For Kuntz, the specifics of Castle Greyhawk are less important than the spirit of it. He feels that, today, fans should take what they can from the castle but then move forward to craft their own “living environments.” His advice is: “Don’t keep looking at the past, but if you do, look at the qualities, not the name. Because Greyhawk is an ongoing idea, just like the game was. So latch onto the concept ... All you have to do is create your own.”
It appears that one group of hobbyists is doing just that. In recent years, old-school roleplaying has exploded in popularity. New generations are increasingly taking an interest in a retro style of D&D, rediscovering and redesigning older variants of the game for themselves.
And many of these “old school” designers have produced their own immense dungeons, their own Castle Greyhawks: passion projects, enormous environments full of factions, NPCs, traps, and wonders, each one large enough to keep a party busy for years. A new term has arisen for this (old) new playstyle: the mega-dungeon campaign, where, rather than adventuring across the land, the players delve ever deeper into a single location.

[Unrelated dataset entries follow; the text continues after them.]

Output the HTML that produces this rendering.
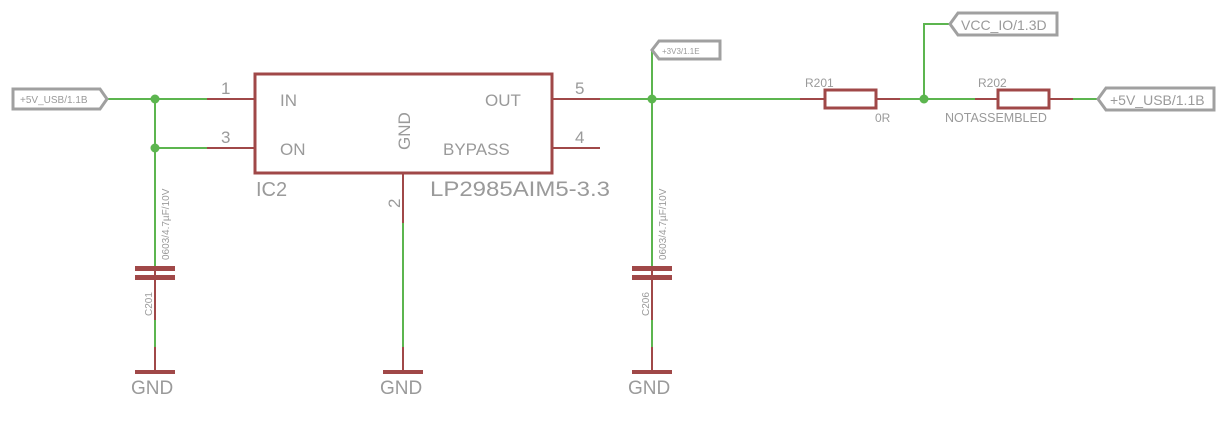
<!DOCTYPE html>
<html><head><meta charset="utf-8"><style>body{margin:0;background:#fff}svg{display:block}text{font-family:"Liberation Sans",sans-serif;fill:#9a9a9a}</style></head><body>
<svg width="1229" height="421" viewBox="0 0 1229 421" xmlns="http://www.w3.org/2000/svg">
<g stroke="#5cb54f" stroke-width="2" fill="none">
<path d="M107 99H207M155 99V267M155 148H207"/>
<path d="M155 282V347M403 223V347"/>
<path d="M600 99H800M652 50V267M652 282V347"/>
<path d="M900 99H975M924 99V24H950M1073 99H1098"/>
</g>
<g fill="#5cb54f"><circle cx="155" cy="99" r="4.5"/><circle cx="155" cy="148" r="4.5"/><circle cx="652" cy="99" r="4.5"/><circle cx="924" cy="99" r="4.5"/></g>
<g stroke="#a04848" stroke-width="2" fill="none">
<rect x="255" y="74" width="297" height="99" stroke-width="3"/>
<path d="M207 99H255M207 148H255M552 99H600M552 148H600M403 173V223M403 347V372M155 347V372M652 347V372"/>
<path d="M800 99H825M876 99H900M975 99H998M1049 99H1073"/>
<rect x="825" y="90" width="51" height="18" stroke-width="3"/>
<rect x="998" y="90" width="51" height="18" stroke-width="3"/>
</g>
<g fill="#a04848">
<rect x="135" y="266" width="40" height="5"/><rect x="135" y="275" width="40" height="5"/>
<rect x="632" y="266" width="40" height="5"/><rect x="632" y="275" width="40" height="5"/>
<rect x="135" y="370" width="40" height="4"/><rect x="383" y="370" width="40" height="4"/><rect x="632" y="370" width="40" height="4"/>
</g>
<g stroke="#a04848" stroke-width="2"><path d="M155 271V275M652 271V275M155 280V320M652 280V320"/></g>
<g fill="#fff" stroke="#a0a0a0" stroke-width="3">
<path d="M13 89H100L107 99L100 109H13Z"/>
<path d="M1098 99L1106 88H1214V110H1106Z"/>
<path d="M652 50L659 41H720V59H659Z"/>
<path d="M950 24L958 13H1057V35H958Z"/>
</g>
<g font-size="10"><text x="20" y="103">+5V_USB/1.1B</text><text x="1110" y="105" font-size="14">+5V_USB/1.1B</text>
<text x="662" y="54" font-size="8">+3V3/1.1E</text><text x="961" y="30" font-size="14">VCC_IO/1.3D</text>
<text x="805" y="87" font-size="12">R201</text><text x="875" y="122" font-size="12">0R</text>
<text x="978" y="87" font-size="12">R202</text><text x="945" y="122" font-size="12.5">NOTASSEMBLED</text></g>
<g font-size="17"><text x="280" y="106">IN</text><text x="280" y="155">ON</text><text x="485" y="106">OUT</text><text x="443" y="155">BYPASS</text>
<text x="221" y="94">1</text><text x="221" y="143">3</text><text x="575" y="94">5</text><text x="575" y="143">4</text>
<text x="256" y="196" font-size="20">IC2</text><text x="430" y="196" font-size="21" textLength="180" lengthAdjust="spacingAndGlyphs">LP2985AIM5-3.3</text>
<text transform="translate(410,150) rotate(-90)">GND</text>
<text transform="translate(400,208) rotate(-90)">2</text>
<text x="131" y="394" font-size="19">GND</text><text x="380" y="394" font-size="19">GND</text><text x="628" y="394" font-size="19">GND</text></g>
<g font-size="10"><text transform="translate(169,260) rotate(-90)">0603/4.7µF/10V</text><text transform="translate(666,260) rotate(-90)">0603/4.7µF/10V</text>
<text transform="translate(152,316) rotate(-90)">C201</text><text transform="translate(649,316) rotate(-90)">C206</text></g>
</svg></body></html>
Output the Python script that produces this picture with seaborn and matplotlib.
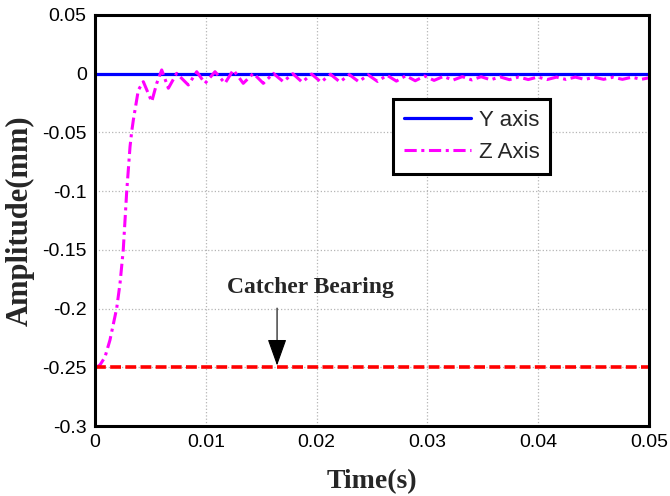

Each mega-dungeon maker puts their own spin on the formula, resulting in a massive amount of variety. There’s Stonehell, an ancient prison filled with the monstrous remnants of its former inmates. Or Maze of the Blue Medusa, a dungeon inside a painting, brimming with art, tragedy, and philosophers. Or Highfell, an ancient wizard school that can fly.
Mega-dungeon designer and RPG blogger Patrick Wetmore chose to “embrace the ridiculous” when devising his own take on the genre. His post-apocalyptic dungeon, the enormous “Anomalous Subsurface Environment,” features mad magicians, rabid clowns, and an underground version of Miami. Wetmore believes that, in the hobby’s early years, a lack of published examples discouraged players from attempting mega-dungeons that could rival Greyhawk. “TSR was always shipping relatively small dungeons that could be completed in a short amount of time, and that became the model that dungeon masters followed,” he explains.
Grohe agrees with this conclusion. He says that, until recently, “people weren’t publishing giant dungeons.” But that has changed with the old-school revival. Now, Grohe says, “the mega-dungeon is alive and well and thriving in ways that it never really did in the 1980s.”
Castle Greyhawk may have been the first D&D dungeon, but in its day it was an outlier, more of a curiosity than something fans would try to emulate. Today it’s the source of inspiration for a growing mega-dungeon genre and championed by hundreds of new roleplayers looking to get back to the roots of the game.
So while Castle Greyhawk seems doomed never to be published, its legacy is safeguarded, not just by fans seeking to preserve the game’s history but also those producing creations of their own.